_REQUIRED TASK_
Return nothing but the lines from the one with "Output the LaTeX" through the one with "(0.37,0.38) rectangle (23.75,17.76);" in the data below, word for word and without pictures.

##########

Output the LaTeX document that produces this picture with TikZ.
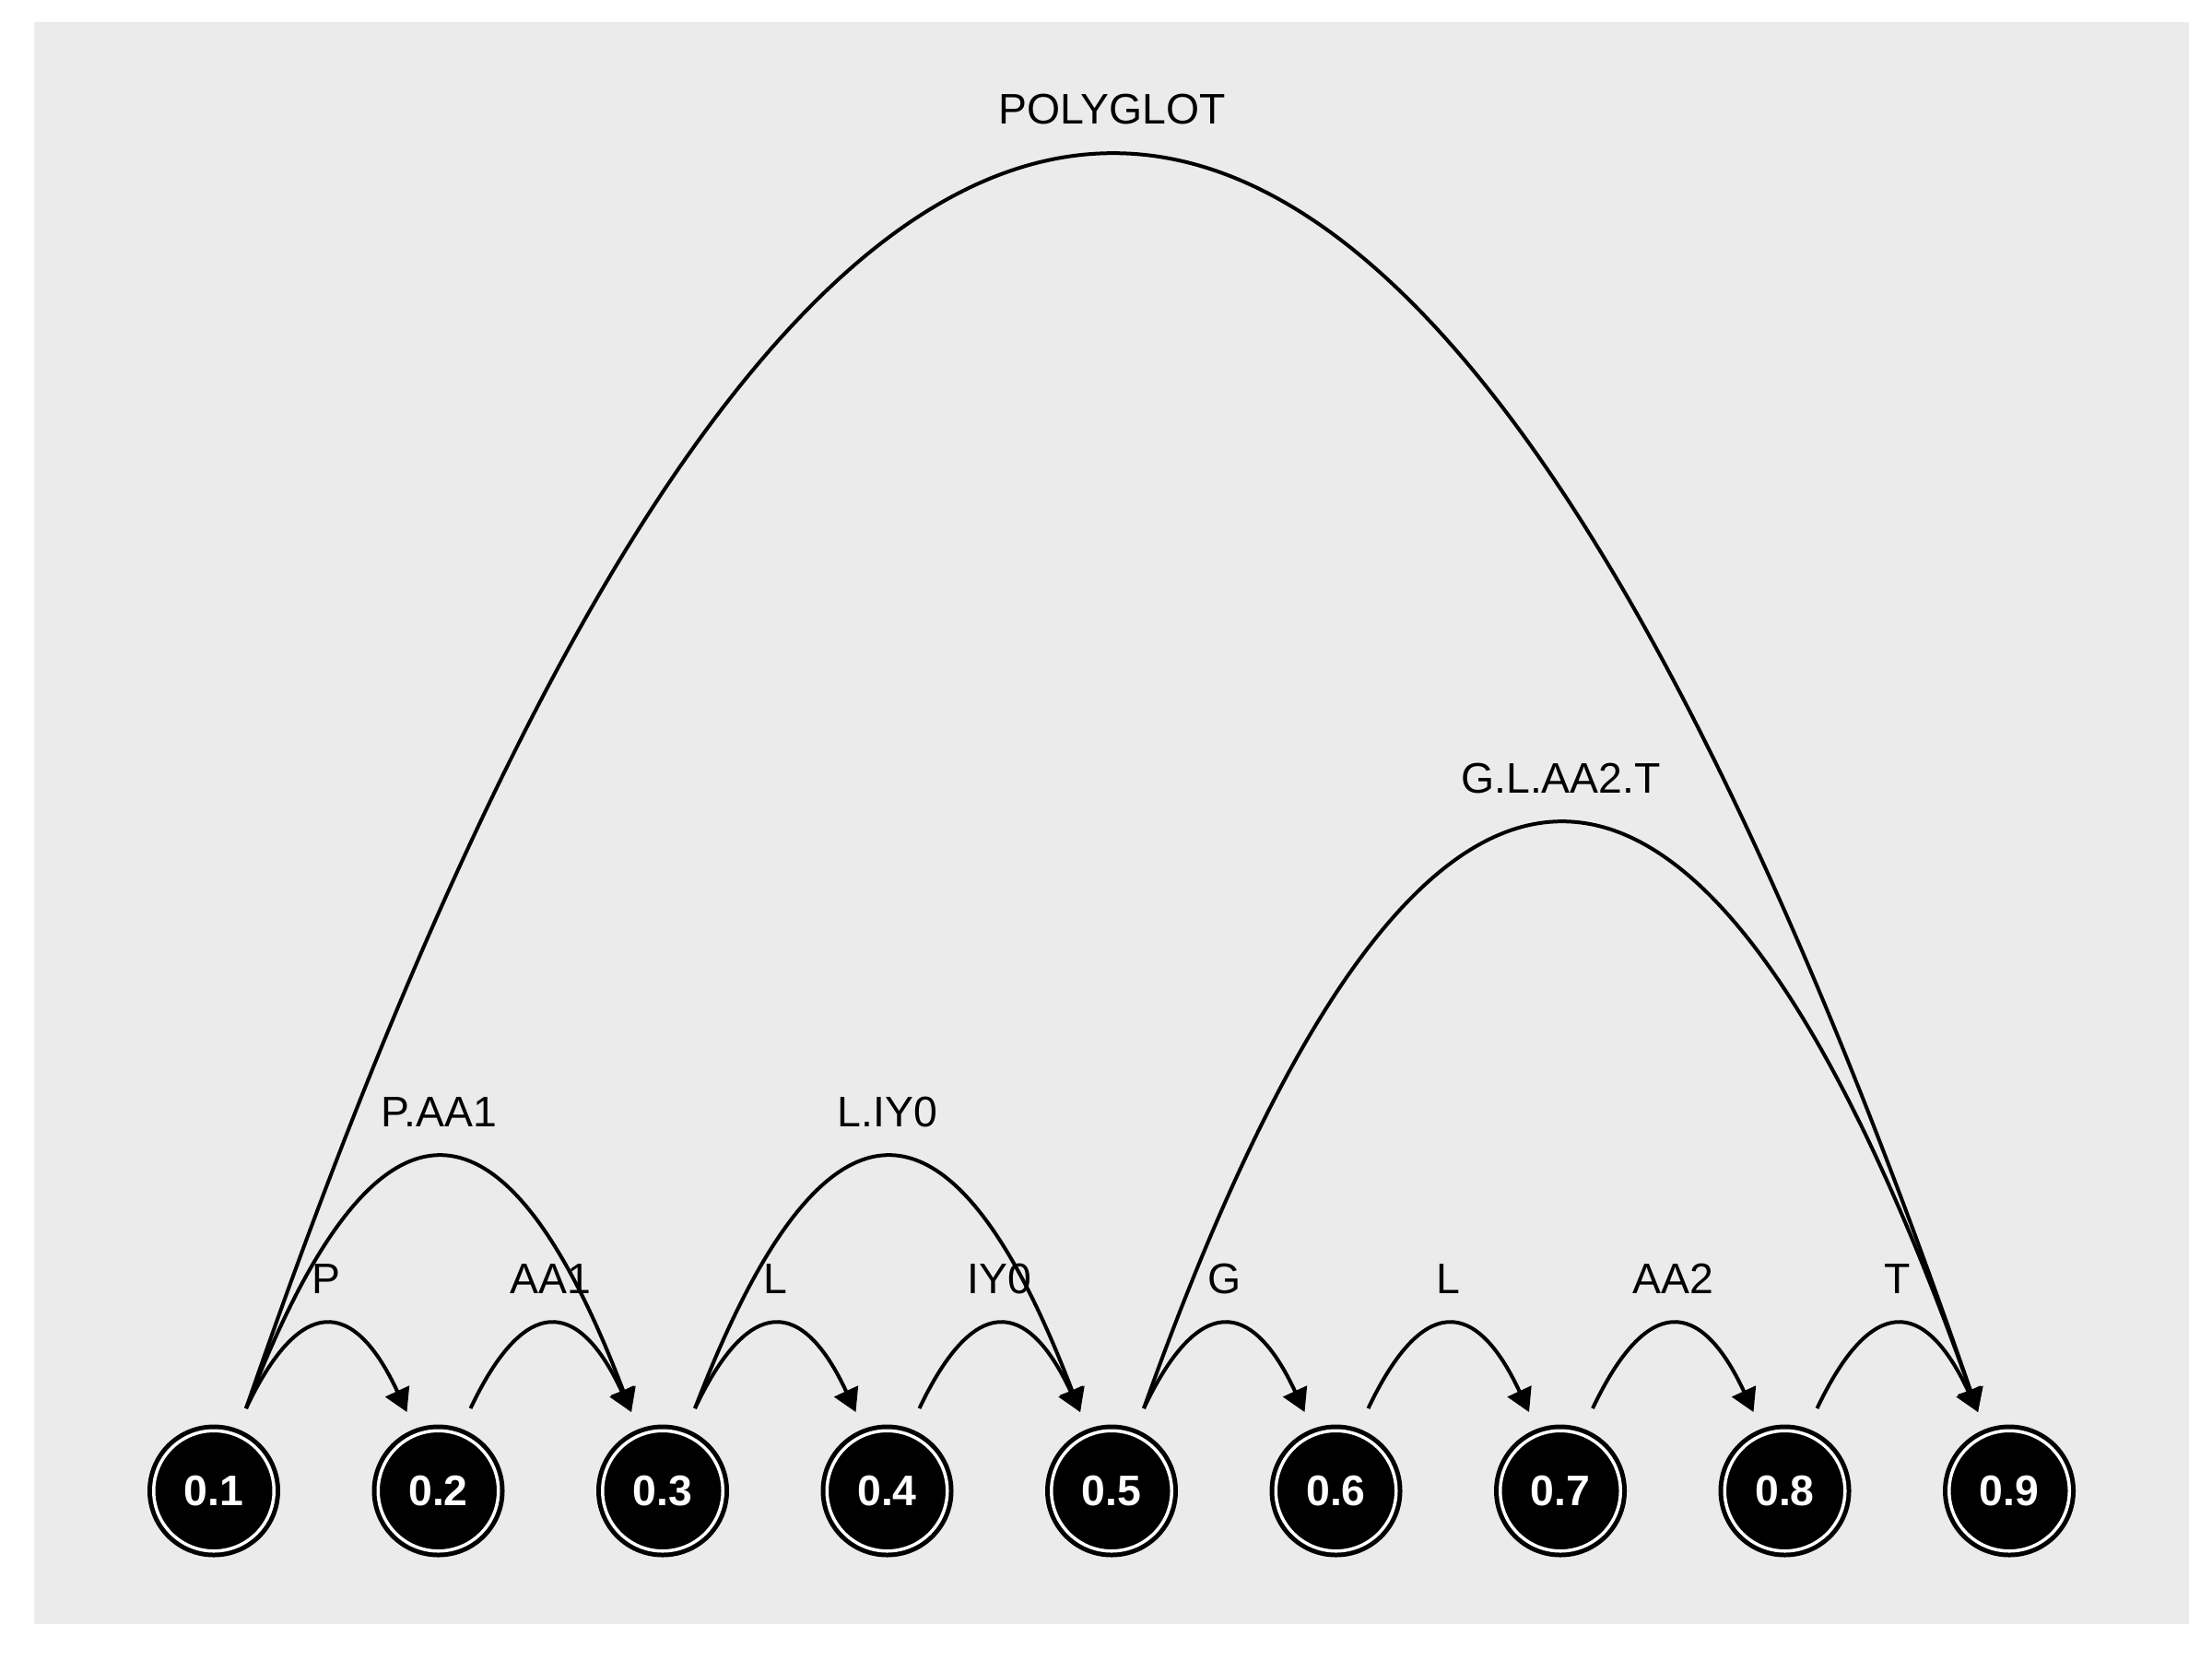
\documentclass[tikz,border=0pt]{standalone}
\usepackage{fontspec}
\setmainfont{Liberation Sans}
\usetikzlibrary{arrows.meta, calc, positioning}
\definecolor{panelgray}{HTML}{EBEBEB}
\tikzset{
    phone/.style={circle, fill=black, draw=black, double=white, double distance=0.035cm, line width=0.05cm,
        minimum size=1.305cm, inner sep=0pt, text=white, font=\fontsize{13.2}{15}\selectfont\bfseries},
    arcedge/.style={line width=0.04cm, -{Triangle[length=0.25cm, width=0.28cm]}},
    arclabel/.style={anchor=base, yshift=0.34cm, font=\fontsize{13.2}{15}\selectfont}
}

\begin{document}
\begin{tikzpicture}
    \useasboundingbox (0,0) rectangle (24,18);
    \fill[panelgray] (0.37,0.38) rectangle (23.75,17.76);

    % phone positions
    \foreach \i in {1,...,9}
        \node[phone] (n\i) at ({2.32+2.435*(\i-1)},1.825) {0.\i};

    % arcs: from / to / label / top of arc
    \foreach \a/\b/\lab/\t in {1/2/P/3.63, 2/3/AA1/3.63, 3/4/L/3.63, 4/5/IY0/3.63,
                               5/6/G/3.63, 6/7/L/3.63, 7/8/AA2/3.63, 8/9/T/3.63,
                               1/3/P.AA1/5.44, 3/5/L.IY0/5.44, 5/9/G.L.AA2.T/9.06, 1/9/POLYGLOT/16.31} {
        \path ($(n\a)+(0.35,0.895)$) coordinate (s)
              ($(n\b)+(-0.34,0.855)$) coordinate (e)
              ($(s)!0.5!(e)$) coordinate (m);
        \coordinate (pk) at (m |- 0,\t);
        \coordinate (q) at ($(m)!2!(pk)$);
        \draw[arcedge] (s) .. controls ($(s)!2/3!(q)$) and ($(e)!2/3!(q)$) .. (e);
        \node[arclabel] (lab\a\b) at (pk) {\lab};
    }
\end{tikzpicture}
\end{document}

##########

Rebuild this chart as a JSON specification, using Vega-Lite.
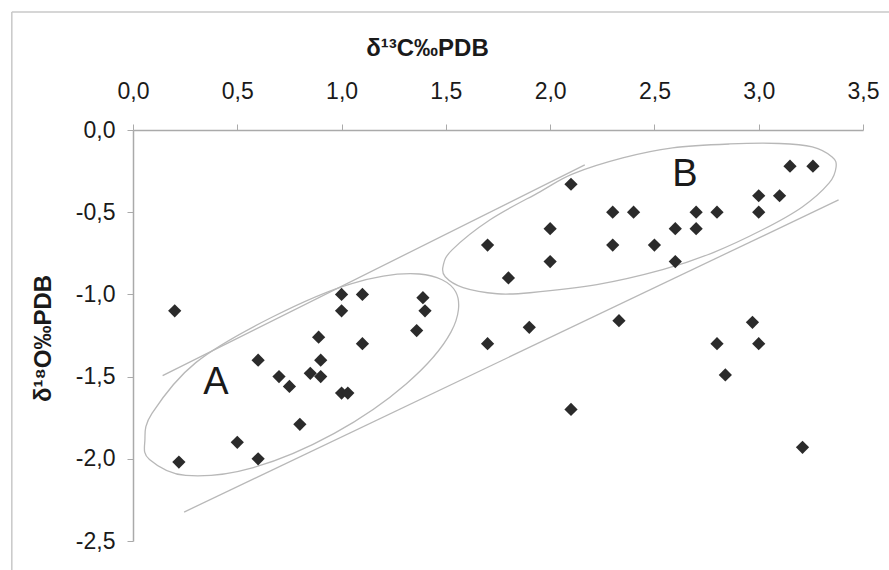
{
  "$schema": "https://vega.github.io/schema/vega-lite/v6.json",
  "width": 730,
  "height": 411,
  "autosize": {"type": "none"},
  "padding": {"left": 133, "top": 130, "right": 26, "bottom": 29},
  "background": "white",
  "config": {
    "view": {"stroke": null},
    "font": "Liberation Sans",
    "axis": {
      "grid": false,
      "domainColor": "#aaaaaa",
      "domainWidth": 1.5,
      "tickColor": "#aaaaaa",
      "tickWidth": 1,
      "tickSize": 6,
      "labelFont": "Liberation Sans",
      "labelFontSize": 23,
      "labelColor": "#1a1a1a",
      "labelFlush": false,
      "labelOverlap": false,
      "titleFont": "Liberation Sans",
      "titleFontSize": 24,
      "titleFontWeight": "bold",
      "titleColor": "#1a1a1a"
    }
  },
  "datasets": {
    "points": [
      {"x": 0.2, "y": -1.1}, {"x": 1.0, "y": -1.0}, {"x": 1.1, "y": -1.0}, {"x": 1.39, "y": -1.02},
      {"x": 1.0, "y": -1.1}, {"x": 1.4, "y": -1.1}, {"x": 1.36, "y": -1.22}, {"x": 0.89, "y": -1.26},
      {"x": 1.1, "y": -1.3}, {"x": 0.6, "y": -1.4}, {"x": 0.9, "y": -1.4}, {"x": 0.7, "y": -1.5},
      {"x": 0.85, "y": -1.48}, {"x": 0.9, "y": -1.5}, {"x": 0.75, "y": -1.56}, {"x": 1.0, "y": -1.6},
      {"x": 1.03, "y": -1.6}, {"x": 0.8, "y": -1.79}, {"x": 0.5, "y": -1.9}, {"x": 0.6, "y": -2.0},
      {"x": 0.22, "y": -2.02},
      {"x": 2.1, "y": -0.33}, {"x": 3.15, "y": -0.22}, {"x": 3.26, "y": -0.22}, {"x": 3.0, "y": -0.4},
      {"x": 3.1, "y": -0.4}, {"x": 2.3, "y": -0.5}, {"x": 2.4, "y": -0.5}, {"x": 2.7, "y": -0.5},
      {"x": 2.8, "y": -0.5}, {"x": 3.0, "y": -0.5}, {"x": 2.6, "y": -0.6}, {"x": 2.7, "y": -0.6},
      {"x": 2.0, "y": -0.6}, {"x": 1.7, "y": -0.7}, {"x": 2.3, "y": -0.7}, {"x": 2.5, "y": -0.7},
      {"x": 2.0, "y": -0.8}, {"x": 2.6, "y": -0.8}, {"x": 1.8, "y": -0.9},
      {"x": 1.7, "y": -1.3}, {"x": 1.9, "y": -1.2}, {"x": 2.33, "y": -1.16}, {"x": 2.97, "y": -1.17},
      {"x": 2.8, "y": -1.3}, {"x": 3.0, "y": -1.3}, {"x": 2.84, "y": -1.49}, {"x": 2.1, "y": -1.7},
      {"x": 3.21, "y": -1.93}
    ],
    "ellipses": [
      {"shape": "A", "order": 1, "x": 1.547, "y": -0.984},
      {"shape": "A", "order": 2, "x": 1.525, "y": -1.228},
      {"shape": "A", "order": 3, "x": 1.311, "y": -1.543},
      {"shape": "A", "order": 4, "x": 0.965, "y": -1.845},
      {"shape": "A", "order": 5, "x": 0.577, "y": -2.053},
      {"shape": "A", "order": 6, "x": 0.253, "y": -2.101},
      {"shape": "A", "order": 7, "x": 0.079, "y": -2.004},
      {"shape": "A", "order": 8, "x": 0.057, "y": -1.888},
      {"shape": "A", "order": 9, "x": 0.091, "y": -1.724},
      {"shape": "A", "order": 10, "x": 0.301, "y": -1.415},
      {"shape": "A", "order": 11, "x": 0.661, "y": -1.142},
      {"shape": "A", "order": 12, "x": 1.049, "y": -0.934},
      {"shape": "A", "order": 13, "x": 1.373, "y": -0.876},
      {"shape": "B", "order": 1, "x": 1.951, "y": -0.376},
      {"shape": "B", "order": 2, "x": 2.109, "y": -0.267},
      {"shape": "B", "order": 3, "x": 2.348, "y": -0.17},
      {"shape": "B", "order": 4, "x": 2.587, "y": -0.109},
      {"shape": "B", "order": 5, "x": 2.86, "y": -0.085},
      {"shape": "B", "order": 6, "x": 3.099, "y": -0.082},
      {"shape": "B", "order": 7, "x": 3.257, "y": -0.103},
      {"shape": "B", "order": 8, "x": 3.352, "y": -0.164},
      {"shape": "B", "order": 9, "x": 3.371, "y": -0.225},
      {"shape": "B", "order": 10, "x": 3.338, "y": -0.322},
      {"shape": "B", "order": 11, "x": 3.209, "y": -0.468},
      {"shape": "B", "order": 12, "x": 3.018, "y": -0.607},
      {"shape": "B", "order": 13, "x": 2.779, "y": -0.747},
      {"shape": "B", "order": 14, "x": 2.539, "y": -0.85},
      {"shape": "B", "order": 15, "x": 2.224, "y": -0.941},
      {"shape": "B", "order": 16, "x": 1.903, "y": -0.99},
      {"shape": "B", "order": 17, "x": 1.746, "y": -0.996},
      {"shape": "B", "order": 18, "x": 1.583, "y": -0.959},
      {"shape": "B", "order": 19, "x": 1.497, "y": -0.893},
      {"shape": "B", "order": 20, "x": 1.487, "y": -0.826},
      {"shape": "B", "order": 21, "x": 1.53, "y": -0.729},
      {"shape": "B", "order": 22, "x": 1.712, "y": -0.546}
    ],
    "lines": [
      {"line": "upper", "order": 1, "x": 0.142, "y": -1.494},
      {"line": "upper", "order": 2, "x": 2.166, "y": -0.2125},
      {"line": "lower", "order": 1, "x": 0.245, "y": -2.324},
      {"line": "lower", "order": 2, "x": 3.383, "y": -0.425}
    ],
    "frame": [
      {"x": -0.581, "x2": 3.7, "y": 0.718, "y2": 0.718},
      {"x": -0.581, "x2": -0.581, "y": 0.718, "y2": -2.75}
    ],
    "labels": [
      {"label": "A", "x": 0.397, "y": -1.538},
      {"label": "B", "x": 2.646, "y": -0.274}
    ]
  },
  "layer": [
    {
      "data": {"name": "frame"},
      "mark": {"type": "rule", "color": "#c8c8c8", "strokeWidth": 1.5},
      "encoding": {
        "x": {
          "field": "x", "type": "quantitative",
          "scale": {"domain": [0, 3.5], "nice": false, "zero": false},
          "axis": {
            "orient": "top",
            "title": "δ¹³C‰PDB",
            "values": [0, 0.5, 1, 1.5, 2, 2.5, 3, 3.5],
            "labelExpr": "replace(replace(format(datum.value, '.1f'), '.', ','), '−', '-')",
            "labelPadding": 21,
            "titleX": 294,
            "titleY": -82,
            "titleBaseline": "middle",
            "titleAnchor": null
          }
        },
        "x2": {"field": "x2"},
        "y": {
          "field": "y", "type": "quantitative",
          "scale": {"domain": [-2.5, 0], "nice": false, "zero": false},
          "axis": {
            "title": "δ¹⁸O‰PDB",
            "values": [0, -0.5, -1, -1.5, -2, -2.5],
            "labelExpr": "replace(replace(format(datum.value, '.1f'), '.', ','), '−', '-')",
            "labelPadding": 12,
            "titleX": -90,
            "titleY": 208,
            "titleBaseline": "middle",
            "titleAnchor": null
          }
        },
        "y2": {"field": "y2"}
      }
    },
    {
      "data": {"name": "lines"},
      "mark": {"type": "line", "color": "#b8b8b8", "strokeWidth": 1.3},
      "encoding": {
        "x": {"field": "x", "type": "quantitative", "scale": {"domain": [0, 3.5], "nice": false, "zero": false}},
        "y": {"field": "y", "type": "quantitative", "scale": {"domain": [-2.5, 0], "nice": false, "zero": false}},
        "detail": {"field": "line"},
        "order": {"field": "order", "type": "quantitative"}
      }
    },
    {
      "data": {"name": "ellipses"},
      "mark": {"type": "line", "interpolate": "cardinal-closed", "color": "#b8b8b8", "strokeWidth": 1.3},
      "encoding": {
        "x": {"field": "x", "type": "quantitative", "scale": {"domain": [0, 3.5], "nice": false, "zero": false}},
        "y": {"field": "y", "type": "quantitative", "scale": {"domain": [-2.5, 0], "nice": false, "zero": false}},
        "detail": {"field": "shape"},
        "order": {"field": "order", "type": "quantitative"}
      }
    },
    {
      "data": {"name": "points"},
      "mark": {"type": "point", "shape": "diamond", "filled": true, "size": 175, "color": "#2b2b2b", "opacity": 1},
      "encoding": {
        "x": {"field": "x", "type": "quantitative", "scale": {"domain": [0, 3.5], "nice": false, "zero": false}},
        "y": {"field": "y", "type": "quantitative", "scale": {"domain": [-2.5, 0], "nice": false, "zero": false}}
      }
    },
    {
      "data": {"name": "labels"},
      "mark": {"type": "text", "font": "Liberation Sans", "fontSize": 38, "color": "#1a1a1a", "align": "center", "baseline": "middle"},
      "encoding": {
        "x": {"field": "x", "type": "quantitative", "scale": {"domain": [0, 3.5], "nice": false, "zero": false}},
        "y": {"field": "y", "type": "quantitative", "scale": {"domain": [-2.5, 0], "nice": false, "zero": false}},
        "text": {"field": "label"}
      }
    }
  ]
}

##########

_RESPONSE TO THE TASK_
Output the LaTeX document that produces this picture with TikZ.
\documentclass[tikz,border=0pt]{standalone}
\usepackage{fontspec}
\setmainfont{Liberation Sans}
\usetikzlibrary{arrows.meta, calc, positioning}
\definecolor{panelgray}{HTML}{EBEBEB}
\tikzset{
    phone/.style={circle, fill=black, draw=black, double=white, double distance=0.035cm, line width=0.05cm,
        minimum size=1.305cm, inner sep=0pt, text=white, font=\fontsize{13.2}{15}\selectfont\bfseries},
    arcedge/.style={line width=0.04cm, -{Triangle[length=0.25cm, width=0.28cm]}},
    arclabel/.style={anchor=base, yshift=0.34cm, font=\fontsize{13.2}{15}\selectfont}
}

\begin{document}
\begin{tikzpicture}
    \useasboundingbox (0,0) rectangle (24,18);
    \fill[panelgray] (0.37,0.38) rectangle (23.75,17.76);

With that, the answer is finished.